The degree is being replaced by a "digital footprint of competency." In this new world, what you *can do* in a high-pressure, "un-AI-able" environment matters infinitely more than what a university says you *know*.

The Danger of Cognitive Offloading

The most terrifying aspect of this transition is cognitive offloading. This is the psychological phenomenon where humans stop using their internal memory or analytical faculties because they rely on external tools.

Think about how many phone numbers you knew by heart in 1995 compared to today. Now, apply that to critical thinking, historical synthesis, and mathematical logic. If the university system continues to allow—or fails to prevent—the total offloading of these tasks to AI, we will produce a generation of "highly credentialed" individuals who lack intellectual sovereignty.

They will be like pilots who only know how to fly on autopilot. They are fine as long as the weather is clear and the systems are running, but the moment the "AI" fails or encounters a novel problem it hasn't been trained on, they will be helpless. The traditional degree is essentially certifying pilots who have never touched the controls.

The Death of Meritocracy?

If merit is based on the quality of output, and output is now a commodity produced by algorithms, then academic merit is dead.

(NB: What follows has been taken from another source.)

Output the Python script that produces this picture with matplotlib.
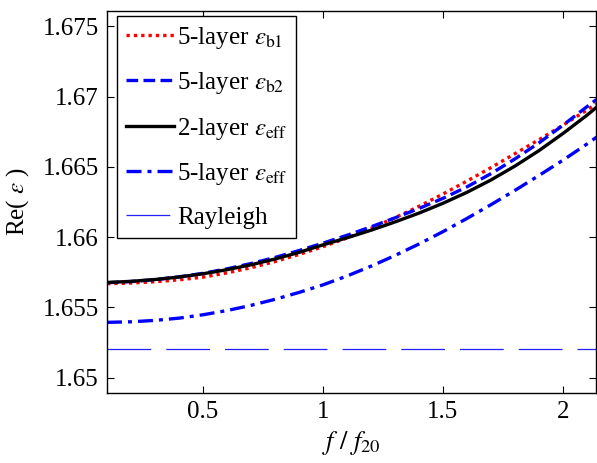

We need a new definition of merit. One that values:

  • The ability to ask the right questions (Inquiry).
  • The ability to connect disparate fields (Synthesis).
  • The ability to hold a moral and ethical compass (Judgment).

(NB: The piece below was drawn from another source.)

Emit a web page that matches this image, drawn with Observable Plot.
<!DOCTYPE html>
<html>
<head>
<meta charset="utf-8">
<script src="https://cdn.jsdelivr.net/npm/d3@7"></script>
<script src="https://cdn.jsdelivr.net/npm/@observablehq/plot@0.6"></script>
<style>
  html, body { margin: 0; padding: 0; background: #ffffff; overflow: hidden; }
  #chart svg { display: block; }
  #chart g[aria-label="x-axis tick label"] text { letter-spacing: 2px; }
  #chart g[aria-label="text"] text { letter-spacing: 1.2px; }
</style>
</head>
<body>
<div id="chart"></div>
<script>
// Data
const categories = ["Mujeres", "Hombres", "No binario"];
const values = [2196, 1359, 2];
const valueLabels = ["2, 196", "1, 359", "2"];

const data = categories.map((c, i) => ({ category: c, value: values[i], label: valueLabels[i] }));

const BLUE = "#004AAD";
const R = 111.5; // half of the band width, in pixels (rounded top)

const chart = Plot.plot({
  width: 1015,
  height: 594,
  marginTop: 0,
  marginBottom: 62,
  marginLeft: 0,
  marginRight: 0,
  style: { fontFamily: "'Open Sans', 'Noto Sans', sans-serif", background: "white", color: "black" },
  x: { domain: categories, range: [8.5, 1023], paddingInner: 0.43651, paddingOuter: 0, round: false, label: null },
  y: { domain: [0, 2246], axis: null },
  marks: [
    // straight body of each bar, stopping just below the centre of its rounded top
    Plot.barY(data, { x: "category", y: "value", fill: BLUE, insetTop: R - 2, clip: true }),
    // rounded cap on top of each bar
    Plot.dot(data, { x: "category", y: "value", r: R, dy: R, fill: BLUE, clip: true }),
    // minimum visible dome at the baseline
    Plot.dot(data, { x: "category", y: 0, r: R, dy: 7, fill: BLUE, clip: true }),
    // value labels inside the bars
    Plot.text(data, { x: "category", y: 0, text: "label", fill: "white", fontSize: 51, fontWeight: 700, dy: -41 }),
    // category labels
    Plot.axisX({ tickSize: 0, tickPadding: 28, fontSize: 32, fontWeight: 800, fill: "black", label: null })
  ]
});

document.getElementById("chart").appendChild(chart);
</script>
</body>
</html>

Traditional universities are currently structured to test "retention" and "standardized expression," both of which AI has mastered. Until the system changes fundamentally, the degree will remain a hollow shell of its former self.

The New Era of Intellectual Sovereignty

The reality is clear: the future of academic degrees is one of diminishing returns. We are moving toward a "Post-Degree" world where your value is not determined by a dean’s signature, but by your ability to demonstrate "un-simulatable" human value. The traditional university degree has been rendered obsolete not because knowledge is unimportant, but because the *signal* of knowledge has been corrupted by the very tools we created to enhance it.

To survive in this new era, you must stop focusing on collecting credentials and start focusing on building a body of work that is transparently human. The "merit" of the future won't be found in an automated transcript, but in the unique, messy, and irreplaceable sparks of human intuition that no machine can ever truly replicate. The degree is dead; long live real learning.